Les signes vitaux, qui comprennent des éléments tels que la fonte des calottes glaciaires, les émissions de gaz à effet de serre, la production de viande, la disparition du couvert végétal et les inondations qui coûtent des milliards de dollars, mettent en évidence l’interconnexion de la crise climatique. Par exemple, le rapport fait référence au taux de perte de glace au Groenland, qui contribue à son tour à l’élévation du niveau de la mer. Les émissions de méthane et de dioxyde de carbone ne cessent d’augmenter, tandis que les subventions accordées aux combustibles fossiles (un autre signe vital) n’ont jamais été aussi élevées. Les experts préviennent que le monde doit réduire les infrastructures liées aux combustibles fossiles pour empêcher la planète d’atteindre un réchauffement de 1,5 degré par rapport à l’ère préindustrielle.
« Si nous ne prenons pas de mesures pour résoudre le problème de fond, à savoir que l’humanité prend à la Terre plus qu’elle ne peut lui donner en toute sécurité, nous risquons d’assister à l’effondrement des systèmes naturels et socio-économiques et de vivre dans un monde caractérisé par une chaleur insupportable et des pénuries de nourriture et d’eau douce », a déclaré Christopher Wolf, l’un des auteurs de l’étude, dans un communiqué de presse.
« Une fois franchis, ces points de basculement pourraient modifier notre climat d’une manière difficile, voire impossible à inverser », a-t-il déclaré à l’AFP. Il pourrait s’agir de la fonte des calottes glaciaires du Groenland et de l’Antarctique occidental, du dégel de vastes zones de pergélisol et du dépérissement généralisé des récifs coralliens.
Pour certains points de basculement, « nous n’allons pas les éviter maintenant, il s’agit plutôt de ralentir les dégâts », a déclaré Tim Lenton, directeur du Global Systems Institute de l’université d’Exeter et coauteur de l’étude.
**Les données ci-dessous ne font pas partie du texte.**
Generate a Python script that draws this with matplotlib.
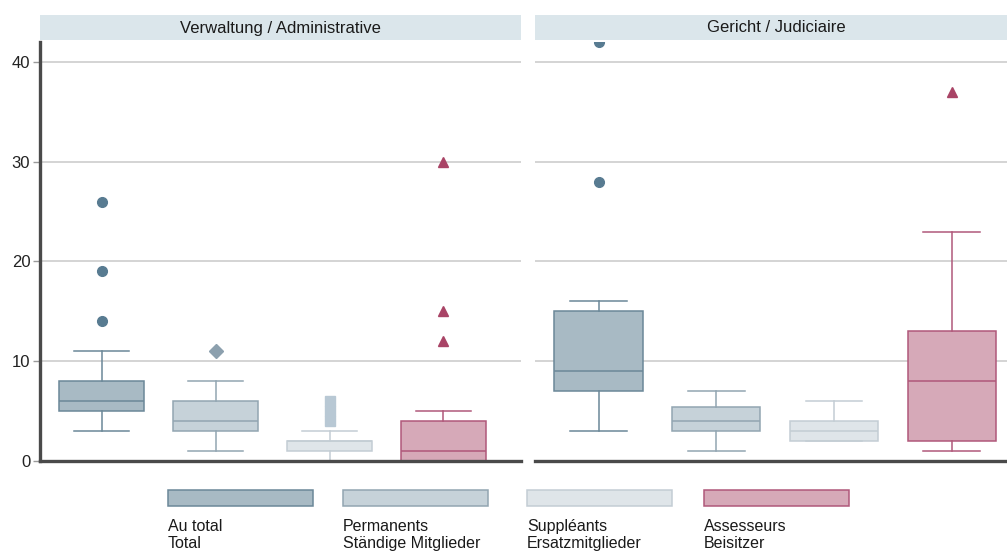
import matplotlib
matplotlib.use("Agg")
import matplotlib.pyplot as plt
from matplotlib.patches import Rectangle

plt.rcParams["font.family"] = ["Liberation Sans", "DejaVu Sans"]

# data (values per box)
panels = ["Verwaltung / Administrative", "Gericht / Judiciaire"]
groups = ["Au total\nTotal", "Permanents\nStändige Mitglieder",
          "Suppléants\nErsatzmitglieder", "Assesseurs\nBeisitzer"]

# Verwaltung
adm_whislo = [3, 1, 0, 0]
adm_q1 = [5, 3, 1, 0]
adm_med = [6, 4, 2, 1]
adm_q3 = [8, 6, 2, 4]
adm_whishi = [11, 8, 3, 5]
adm_fliers = [[14, 19, 26], [11], [4, 5, 6], [12, 15, 30]]

# Gericht
jud_whislo = [3, 1, 2, 1]
jud_q1 = [7, 3, 2, 2]
jud_med = [9, 4, 3, 8]
jud_q3 = [15, 5.4, 4, 13]
jud_whishi = [16, 7, 6, 23]
jud_fliers = [[28, 42], [], [], [37]]

yticks = [0, 10, 20, 30, 40]

fills = ["#a8bac4", "#c6d2d9", "#dfe5e9", "#d6a9b8"]
edges = ["#6b8898", "#92a5b1", "#c3cdd4", "#b0587a"]
flier_colors = ["#587b91", "#8ca0ae", "#b8c8d4", "#a94466"]
flier_markers = ["o", "D", "s", "^"]

fig = plt.figure(figsize=(10.07, 5.54), dpi=100)
W, H = 1007, 554


def fx(px):
    return px / W


def fy(py):
    return 1 - py / H


ax_specs = [
    (40, 521, -0.54, 3.68),
    (535, 1007, -0.54, 3.47),
]
data = [
    (adm_whislo, adm_q1, adm_med, adm_q3, adm_whishi, adm_fliers),
    (jud_whislo, jud_q1, jud_med, jud_q3, jud_whishi, jud_fliers),
]

for i, (x0, x1, xl, xr) in enumerate(ax_specs):
    ax = fig.add_axes([fx(x0), fy(461), fx(x1 - x0), fy(42) - fy(461)])
    wlo, q1, med, q3, whi, fl = data[i]
    for j in range(4):
        st = [dict(whislo=wlo[j], q1=q1[j], med=med[j], q3=q3[j],
                   whishi=whi[j], fliers=fl[j])]
        ax.bxp(st, positions=[j], widths=0.75, capwidths=0.48,
               patch_artist=True, showfliers=True,
               boxprops=dict(facecolor=fills[j], edgecolor=edges[j], linewidth=1.1),
               medianprops=dict(color=edges[j], linewidth=1.1),
               whiskerprops=dict(color=edges[j], linewidth=1.1),
               capprops=dict(color=edges[j], linewidth=1.1),
               flierprops=dict(marker=flier_markers[j],
                               markerfacecolor=flier_colors[j],
                               markeredgecolor=flier_colors[j],
                               markersize=7 if j != 3 else 7.5,
                               linestyle="none"))
    ax.set_xlim(xl, xr)
    ax.set_ylim(0, 42)
    ax.set_yticks(yticks)
    ax.set_xticks([])
    ax.yaxis.grid(True, color="#c9c9c9", linewidth=1.1)
    ax.set_axisbelow(True)
    for s in ["top", "right"]:
        ax.spines[s].set_visible(False)
    ax.spines["bottom"].set_color("#4a4a4a")
    ax.spines["bottom"].set_linewidth(2.4)
    if i == 0:
        ax.spines["left"].set_color("#4a4a4a")
        ax.spines["left"].set_linewidth(2.4)
        ax.tick_params(axis="y", length=5, width=1, color="#9a9a9a",
                       labelsize=12, labelcolor="#222222", pad=2)
    else:
        ax.spines["left"].set_visible(False)
        ax.tick_params(axis="y", length=0, labelleft=False)
    # strip header
    fig.patches.append(Rectangle((fx(x0), fy(40)), fx(x1 - x0), fy(15) - fy(40),
                                 transform=fig.transFigure, facecolor="#dbe6eb",
                                 edgecolor="none", zorder=0))
    fig.text(fx((x0 + x1) / 2 if i == 0 else 776), fy(28), panels[i],
             ha="center", va="center", fontsize=12, color="#1a1a1a")

# legend
leg_x = [168, 343, 527, 704]
for j in range(4):
    fig.patches.append(Rectangle((fx(leg_x[j]), fy(506)), fx(145), fy(490) - fy(506),
                                 transform=fig.transFigure, facecolor=fills[j],
                                 edgecolor=edges[j], linewidth=1.1))
    fig.text(fx(leg_x[j]), fy(519), groups[j], ha="left", va="top",
             fontsize=11.5, color="#1a1a1a", linespacing=1.2)

fig.savefig("out.png", dpi=100)
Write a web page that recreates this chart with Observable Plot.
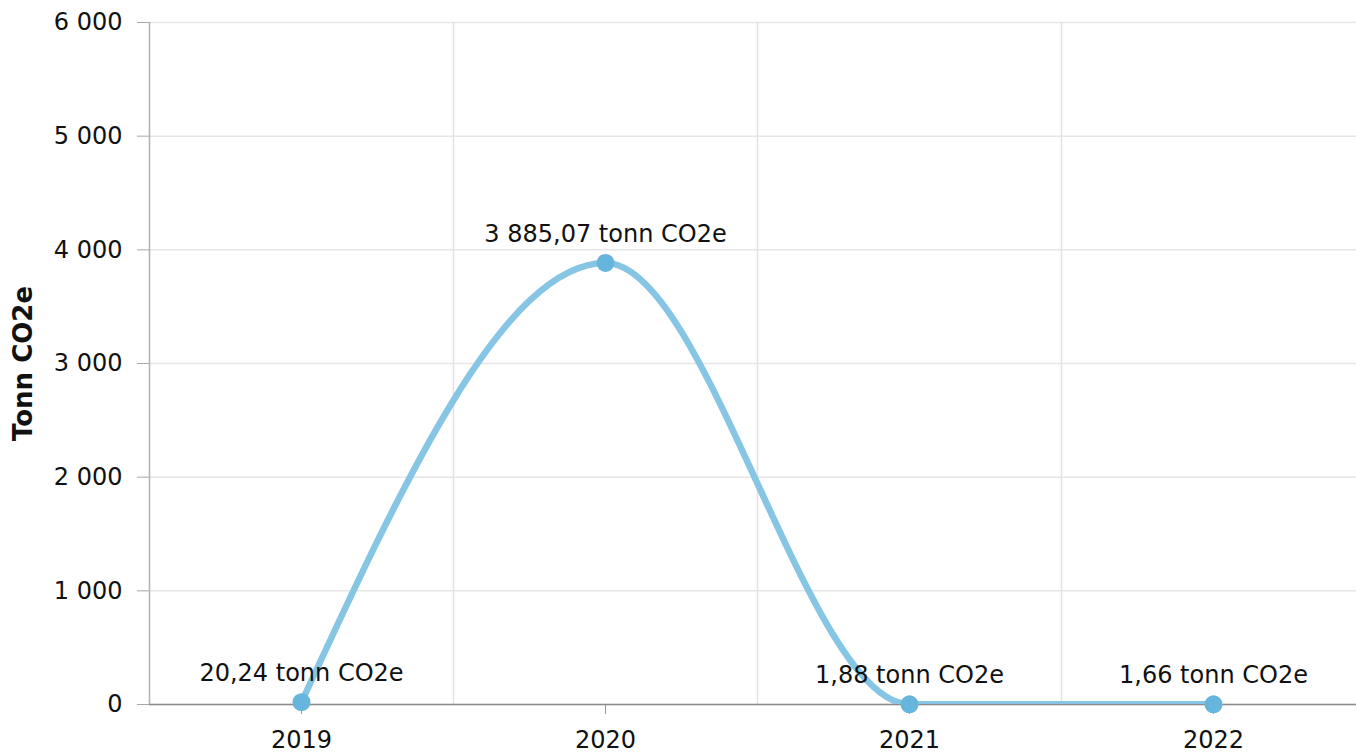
<!DOCTYPE html>
<html>
<head>
<meta charset="utf-8">
<script src="https://cdn.jsdelivr.net/npm/d3@7"></script>
<script src="https://cdn.jsdelivr.net/npm/@observablehq/plot@0.6"></script>
<style>
  html, body { margin: 0; padding: 0; background: #fff; }
  #chart svg { display: block; }
</style>
</head>
<body>
<div id="chart"></div>
<script>
const years = ["2019", "2020", "2021", "2022"];
const values = [20.24, 3885.07, 1.88, 1.66];
const yTicks = [0, 1000, 2000, 3000, 4000, 5000, 6000];
const unit = "tonn CO2e";
const yTitle = "Tonn CO2e";

const locale = d3.formatLocale({decimal: ",", thousands: " ", grouping: [3], currency: ["", ""]});
const fmtTick = locale.format(",");
const fmtVal = locale.format(",.2f");

const data = years.map((year, i) => ({year, value: values[i]}));

const W = 1356, H = 753;
const mL = 149, mT = 22, mB = 49;
const xRange = [mL, 1365];
const bw = (xRange[1] - xRange[0]) / years.length;

const chart = Plot.plot({
  width: W,
  height: H,
  marginLeft: mL,
  marginRight: 0,
  marginTop: mT,
  marginBottom: mB,
  style: {fontFamily: "'DejaVu Sans', Verdana, sans-serif", fontSize: "24px", color: "#111", background: "#fff"},
  x: {type: "band", domain: years, range: xRange, padding: 0},
  y: {domain: [0, 6000]},
  marks: [
    Plot.ruleY(yTicks, {stroke: "#e6e6e6", strokeWidth: 1.5}),
    Plot.ruleX(years.slice(1), {x: d => d, dx: -bw / 2, y1: 0, y2: 6000, stroke: "#e2e2e2", strokeWidth: 1.5}),
    Plot.axisY({ticks: yTicks, tickFormat: fmtTick, tickSize: 12, tickPadding: 15, stroke: "#a8a8a8", fill: "#111", fontSize: 24, label: null}),
    Plot.axisX({tickSize: 10, tickPadding: 16, stroke: "#999", fill: "#111", fontSize: 24, label: null}),
    Plot.ruleX([years[0]], {x: d => d, dx: -bw / 2, y1: 0, y2: 6000, stroke: "#b0b0b0", strokeWidth: 1.5}),
    Plot.ruleY([0], {stroke: "#8c8c8c", strokeWidth: 1.5}),
    Plot.line(data, {x: "year", y: "value", curve: "monotone-x", stroke: "#86c5e4", strokeWidth: 6.5, clip: true}),
    Plot.dot(data, {x: "year", y: "value", r: 9, fill: "#66b5dd", stroke: "none"}),
    Plot.text(data, {x: "year", y: "value", text: d => fmtVal(d.value) + " " + unit, dy: -29, fontSize: 24, fill: "#111", textAnchor: "middle"}),
    Plot.text([yTitle], {frameAnchor: "left", dx: -126, rotate: -90, fontWeight: "bold", fontSize: 26, fill: "#111", textAnchor: "middle"})
  ]
});

document.getElementById("chart").appendChild(chart);
</script>
</body>
</html>
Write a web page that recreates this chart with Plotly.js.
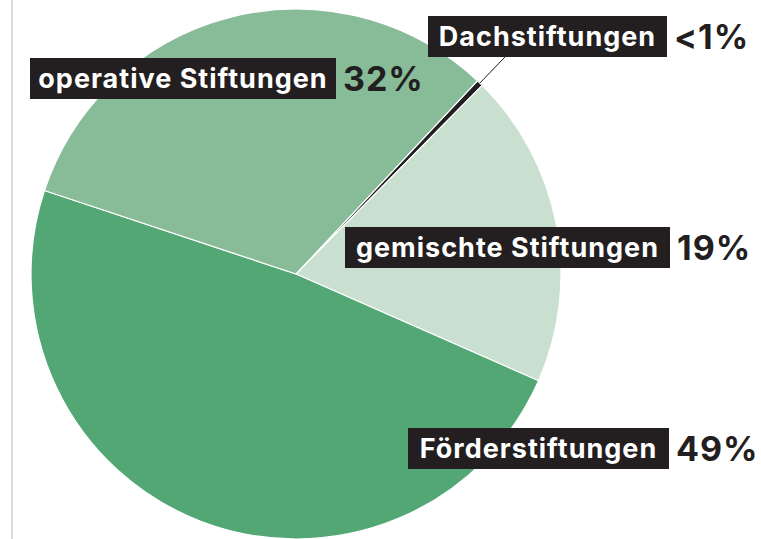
<!DOCTYPE html>
<html><head><meta charset="utf-8">
<script src="https://cdn.plot.ly/plotly-3.0.1.min.js"></script>
<style>html,body{margin:0;padding:0;background:#fff;}#chart{width:761px;height:539px;}
.annotation-text{letter-spacing:1px;}</style>
</head><body><div id="chart"></div>
<script>
// Data
const categories = ["Dachstiftungen", "gemischte Stiftungen", "Förderstiftungen", "operative Stiftungen"];
const values = [0.4, 19.2, 48.5, 31.9];
const valueLabels = ["<1%", "19%", "49%", "32%"];

// Styling / layout
const colors = ["#231f20", "#c9dfd0", "#52a775", "#88bc99"];
const W = 761, H = 539;
const cx = 296, cy = 274, R = 265;
const rotation = 43.2;
// label boxes: [left, right, top, bottom] in px
const boxes = [
  [428, 667, 16, 57],
  [345, 670, 227, 268],
  [408, 669, 428, 469],
  [30, 336, 58, 99]
];
const px = x => x / W;
const py = y => 1 - y / H;

const trace = {
  type: "pie",
  labels: categories,
  values: values,
  sort: false,
  direction: "clockwise",
  rotation: rotation,
  textinfo: "none",
  hoverinfo: "skip",
  showlegend: false,
  marker: { colors: colors, line: { color: "#ffffff", width: 1.2 } },
  domain: { x: [px(cx - R), px(cx + R)], y: [py(cy + R), py(cy - R)] }
};

const annotations = [];
categories.forEach((c, i) => {
  const b = boxes[i];
  annotations.push({
    xref: "paper", yref: "paper",
    x: px(b[1]), y: py((b[2] + b[3]) / 2),
    xanchor: "right", yanchor: "middle",
    text: c, showarrow: false,
    width: b[1] - b[0], height: b[3] - b[2],
    align: "center", valign: "middle",
    bgcolor: "#231f20", borderpad: 0, borderwidth: 0,
    font: { family: "Inter, 'Liberation Sans', sans-serif", size: 27, color: "#ffffff", weight: 700 }
  });
  annotations.push({
    xref: "paper", yref: "paper",
    x: px(b[1] + 5), y: py((b[2] + b[3]) / 2),
    xanchor: "left", yanchor: "middle",
    text: valueLabels[i], showarrow: false,
    font: { family: "Inter, 'Liberation Sans', sans-serif", size: 34, color: "#231f20", weight: 700 }
  });
});

// connector for the smallest slice, along its mid-angle
const total = values.reduce((a, b) => a + b, 0);
const mid = (rotation + values[0] / total * 180) * Math.PI / 180;
const shapes = [
  { type: "line", xref: "paper", yref: "paper", x0: px(12), x1: px(12), y0: 0, y1: 1,
    line: { color: "#dcdcdc", width: 2 } },
  { type: "line", xref: "paper", yref: "paper",
    x0: px(cx + R * Math.sin(mid)), y0: py(cy - R * Math.cos(mid)),
    x1: px(cx + (R + 37) * Math.sin(mid)), y1: py(cy - (R + 37) * Math.cos(mid)),
    line: { color: "#231f20", width: 1 } }
];

const layout = {
  width: W, height: H,
  margin: { l: 0, r: 0, t: 0, b: 0 },
  paper_bgcolor: "#ffffff",
  showlegend: false,
  annotations: annotations,
  shapes: shapes
};
Plotly.newPlot("chart", [trace], layout, { staticPlot: true, displayModeBar: false });
</script>
</body></html>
Pour ce faire, il faut réduire les émissions et freiner l’augmentation de la température. Chaque fraction de degré compte, a déclaré M. Lenton à l’AFP : « Il y a encore beaucoup à jouer ». Le rapport indique que trois à six milliards de personnes pourraient être « confinées au-delà de la région vivable » d’ici la fin du siècle.
« De nombreux dirigeants mondiaux ont généralement continué à soutenir le statu quo, au lieu d’adopter des politiques visant à freiner le changement climatique et à préserver la vie sur Terre », a déclaré M. Ripple. « Nous espérons que les récents événements climatiques extrêmes contribueront à motiver les décideurs politiques lors de la prochaine conférence sur le climat COP28 à soutenir des réductions massives des émissions de combustibles fossiles et un financement accru de l’adaptation au climat, en particulier dans les régions les plus vulnérables du monde. »
Le nouveau rapport souligne que ce sont nos systèmes financiers et énergétiques qui posent un problème, et pas seulement le nombre de personnes (8 milliards) sur la planète. Les individus et les nations riches émettent beaucoup plus que le reste de la population, en utilisant des jets privés et en vivant dans des maisons plus grandes et plus nombreuses qui consomment beaucoup d’eau en cas de sécheresse. « Nous devons donc transformer notre économie en un système qui permette de répondre aux besoins fondamentaux de tous au lieu de favoriser la consommation excessive des riches », écrivent les auteurs de l’étude. « La justice climatique et la justice sociale doivent faire partie du débat sur l’atténuation du changement climatique et l’adaptation au changement climatique », conclut M. Ripple.